### Source material
****************************************

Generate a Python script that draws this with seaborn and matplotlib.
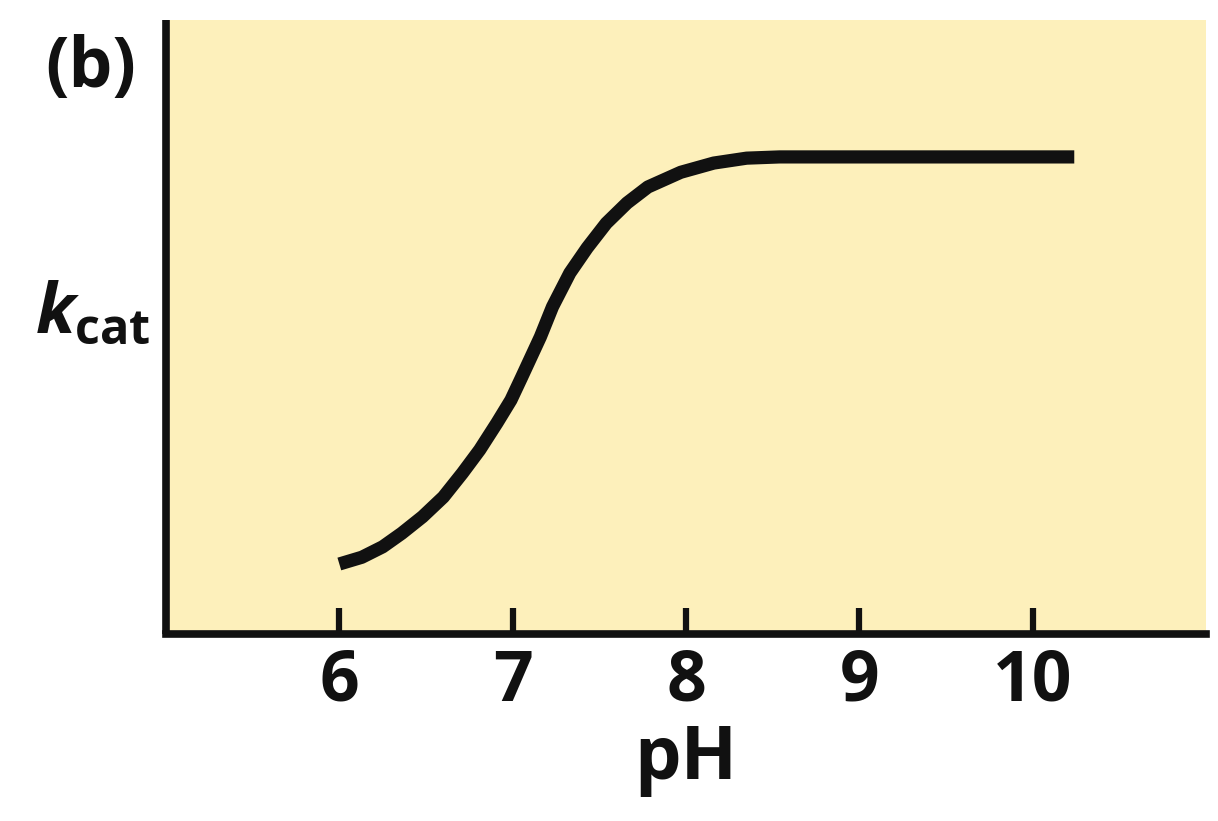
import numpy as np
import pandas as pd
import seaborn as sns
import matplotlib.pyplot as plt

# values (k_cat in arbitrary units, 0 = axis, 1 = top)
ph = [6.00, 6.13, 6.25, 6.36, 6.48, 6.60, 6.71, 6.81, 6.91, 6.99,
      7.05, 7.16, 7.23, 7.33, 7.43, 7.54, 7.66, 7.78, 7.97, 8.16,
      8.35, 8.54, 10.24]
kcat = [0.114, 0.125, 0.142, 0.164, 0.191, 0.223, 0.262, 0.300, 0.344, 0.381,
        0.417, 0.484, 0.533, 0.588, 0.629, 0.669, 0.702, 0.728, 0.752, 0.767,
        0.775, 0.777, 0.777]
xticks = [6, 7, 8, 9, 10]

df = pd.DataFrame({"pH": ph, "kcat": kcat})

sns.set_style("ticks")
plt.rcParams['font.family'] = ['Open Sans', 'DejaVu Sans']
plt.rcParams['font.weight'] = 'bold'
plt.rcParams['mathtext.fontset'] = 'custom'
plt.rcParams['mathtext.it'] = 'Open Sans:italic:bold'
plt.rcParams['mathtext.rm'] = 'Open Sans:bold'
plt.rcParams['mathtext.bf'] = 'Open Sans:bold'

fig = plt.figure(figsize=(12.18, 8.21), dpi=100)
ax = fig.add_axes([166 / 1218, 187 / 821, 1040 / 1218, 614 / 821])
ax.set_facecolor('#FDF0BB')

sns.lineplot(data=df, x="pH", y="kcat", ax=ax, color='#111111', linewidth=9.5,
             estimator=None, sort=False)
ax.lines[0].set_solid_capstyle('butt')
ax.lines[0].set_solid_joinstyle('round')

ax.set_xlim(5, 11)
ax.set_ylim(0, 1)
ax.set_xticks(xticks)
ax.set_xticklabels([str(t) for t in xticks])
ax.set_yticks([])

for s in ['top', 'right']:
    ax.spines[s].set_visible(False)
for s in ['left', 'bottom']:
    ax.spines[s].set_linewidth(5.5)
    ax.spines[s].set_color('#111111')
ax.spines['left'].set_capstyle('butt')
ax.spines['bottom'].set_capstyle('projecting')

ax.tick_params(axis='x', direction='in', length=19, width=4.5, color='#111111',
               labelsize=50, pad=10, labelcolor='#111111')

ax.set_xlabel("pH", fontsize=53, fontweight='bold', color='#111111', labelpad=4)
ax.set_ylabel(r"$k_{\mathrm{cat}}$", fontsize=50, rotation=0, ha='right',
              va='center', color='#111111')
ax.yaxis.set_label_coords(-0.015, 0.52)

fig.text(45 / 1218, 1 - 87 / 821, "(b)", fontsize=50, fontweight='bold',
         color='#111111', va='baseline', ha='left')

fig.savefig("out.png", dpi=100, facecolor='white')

****************************************

### Goal
Only lines belong in the copy: transcribe those from the start of the data through the line that contains "ax.yaxis.set_label_coords(-0.015, 0.52)", and skip the pictures.

### Result
Generate a Python script that draws this with seaborn and matplotlib.
import numpy as np
import pandas as pd
import seaborn as sns
import matplotlib.pyplot as plt

# values (k_cat in arbitrary units, 0 = axis, 1 = top)
ph = [6.00, 6.13, 6.25, 6.36, 6.48, 6.60, 6.71, 6.81, 6.91, 6.99,
      7.05, 7.16, 7.23, 7.33, 7.43, 7.54, 7.66, 7.78, 7.97, 8.16,
      8.35, 8.54, 10.24]
kcat = [0.114, 0.125, 0.142, 0.164, 0.191, 0.223, 0.262, 0.300, 0.344, 0.381,
        0.417, 0.484, 0.533, 0.588, 0.629, 0.669, 0.702, 0.728, 0.752, 0.767,
        0.775, 0.777, 0.777]
xticks = [6, 7, 8, 9, 10]

df = pd.DataFrame({"pH": ph, "kcat": kcat})

sns.set_style("ticks")
plt.rcParams['font.family'] = ['Open Sans', 'DejaVu Sans']
plt.rcParams['font.weight'] = 'bold'
plt.rcParams['mathtext.fontset'] = 'custom'
plt.rcParams['mathtext.it'] = 'Open Sans:italic:bold'
plt.rcParams['mathtext.rm'] = 'Open Sans:bold'
plt.rcParams['mathtext.bf'] = 'Open Sans:bold'

fig = plt.figure(figsize=(12.18, 8.21), dpi=100)
ax = fig.add_axes([166 / 1218, 187 / 821, 1040 / 1218, 614 / 821])
ax.set_facecolor('#FDF0BB')

sns.lineplot(data=df, x="pH", y="kcat", ax=ax, color='#111111', linewidth=9.5,
             estimator=None, sort=False)
ax.lines[0].set_solid_capstyle('butt')
ax.lines[0].set_solid_joinstyle('round')

ax.set_xlim(5, 11)
ax.set_ylim(0, 1)
ax.set_xticks(xticks)
ax.set_xticklabels([str(t) for t in xticks])
ax.set_yticks([])

for s in ['top', 'right']:
    ax.spines[s].set_visible(False)
for s in ['left', 'bottom']:
    ax.spines[s].set_linewidth(5.5)
    ax.spines[s].set_color('#111111')
ax.spines['left'].set_capstyle('butt')
ax.spines['bottom'].set_capstyle('projecting')

ax.tick_params(axis='x', direction='in', length=19, width=4.5, color='#111111',
               labelsize=50, pad=10, labelcolor='#111111')

ax.set_xlabel("pH", fontsize=53, fontweight='bold', color='#111111', labelpad=4)
ax.set_ylabel(r"$k_{\mathrm{cat}}$", fontsize=50, rotation=0, ha='right',
              va='center', color='#111111')
ax.yaxis.set_label_coords(-0.015, 0.52)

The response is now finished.